- _EXERCISE BRIEF_
Begin at the first line and end at the line containing "return ((px - CX) / R, (CY - py) / R)". Extract exactly those lines.

## begin DATA

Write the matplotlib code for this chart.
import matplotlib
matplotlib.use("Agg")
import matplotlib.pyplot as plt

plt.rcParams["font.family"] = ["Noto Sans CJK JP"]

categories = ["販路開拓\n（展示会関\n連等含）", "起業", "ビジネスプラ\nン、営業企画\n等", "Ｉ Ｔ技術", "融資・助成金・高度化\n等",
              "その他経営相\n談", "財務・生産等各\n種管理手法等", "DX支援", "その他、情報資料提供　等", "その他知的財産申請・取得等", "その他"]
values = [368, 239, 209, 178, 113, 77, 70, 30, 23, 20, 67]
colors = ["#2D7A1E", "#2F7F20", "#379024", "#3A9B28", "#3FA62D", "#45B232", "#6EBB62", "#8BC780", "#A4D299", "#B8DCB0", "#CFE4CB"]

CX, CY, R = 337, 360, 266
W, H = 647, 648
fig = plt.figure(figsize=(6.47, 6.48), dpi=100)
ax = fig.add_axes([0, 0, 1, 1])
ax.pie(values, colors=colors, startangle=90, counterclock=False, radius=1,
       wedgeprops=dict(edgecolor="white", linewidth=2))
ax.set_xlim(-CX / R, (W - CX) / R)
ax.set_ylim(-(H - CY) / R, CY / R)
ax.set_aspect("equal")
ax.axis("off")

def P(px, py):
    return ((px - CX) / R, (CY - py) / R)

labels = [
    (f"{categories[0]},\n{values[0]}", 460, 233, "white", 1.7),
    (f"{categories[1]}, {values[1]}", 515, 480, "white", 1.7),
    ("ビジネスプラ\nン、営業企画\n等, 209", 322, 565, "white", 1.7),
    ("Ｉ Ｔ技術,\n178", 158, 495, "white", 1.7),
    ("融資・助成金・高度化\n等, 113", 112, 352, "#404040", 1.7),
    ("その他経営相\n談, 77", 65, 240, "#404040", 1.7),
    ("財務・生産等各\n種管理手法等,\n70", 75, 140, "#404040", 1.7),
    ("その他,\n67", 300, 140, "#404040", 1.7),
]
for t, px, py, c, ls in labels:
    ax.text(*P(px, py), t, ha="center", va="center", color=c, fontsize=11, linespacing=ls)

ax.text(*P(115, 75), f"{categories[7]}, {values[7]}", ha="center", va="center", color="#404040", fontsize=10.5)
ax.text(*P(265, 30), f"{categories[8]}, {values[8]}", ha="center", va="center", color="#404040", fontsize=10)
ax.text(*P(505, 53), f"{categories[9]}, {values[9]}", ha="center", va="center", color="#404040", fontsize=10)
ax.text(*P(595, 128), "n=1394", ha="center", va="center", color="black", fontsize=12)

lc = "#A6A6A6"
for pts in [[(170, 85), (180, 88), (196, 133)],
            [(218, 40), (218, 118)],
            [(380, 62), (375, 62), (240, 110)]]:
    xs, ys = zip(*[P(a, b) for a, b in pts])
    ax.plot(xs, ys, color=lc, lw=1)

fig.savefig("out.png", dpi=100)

## end DATA

- _RESPONSE_
Write the matplotlib code for this chart.
import matplotlib
matplotlib.use("Agg")
import matplotlib.pyplot as plt

plt.rcParams["font.family"] = ["Noto Sans CJK JP"]

categories = ["販路開拓\n（展示会関\n連等含）", "起業", "ビジネスプラ\nン、営業企画\n等", "Ｉ Ｔ技術", "融資・助成金・高度化\n等",
              "その他経営相\n談", "財務・生産等各\n種管理手法等", "DX支援", "その他、情報資料提供　等", "その他知的財産申請・取得等", "その他"]
values = [368, 239, 209, 178, 113, 77, 70, 30, 23, 20, 67]
colors = ["#2D7A1E", "#2F7F20", "#379024", "#3A9B28", "#3FA62D", "#45B232", "#6EBB62", "#8BC780", "#A4D299", "#B8DCB0", "#CFE4CB"]

CX, CY, R = 337, 360, 266
W, H = 647, 648
fig = plt.figure(figsize=(6.47, 6.48), dpi=100)
ax = fig.add_axes([0, 0, 1, 1])
ax.pie(values, colors=colors, startangle=90, counterclock=False, radius=1,
       wedgeprops=dict(edgecolor="white", linewidth=2))
ax.set_xlim(-CX / R, (W - CX) / R)
ax.set_ylim(-(H - CY) / R, CY / R)
ax.set_aspect("equal")
ax.axis("off")

def P(px, py):
    return ((px - CX) / R, (CY - py) / R)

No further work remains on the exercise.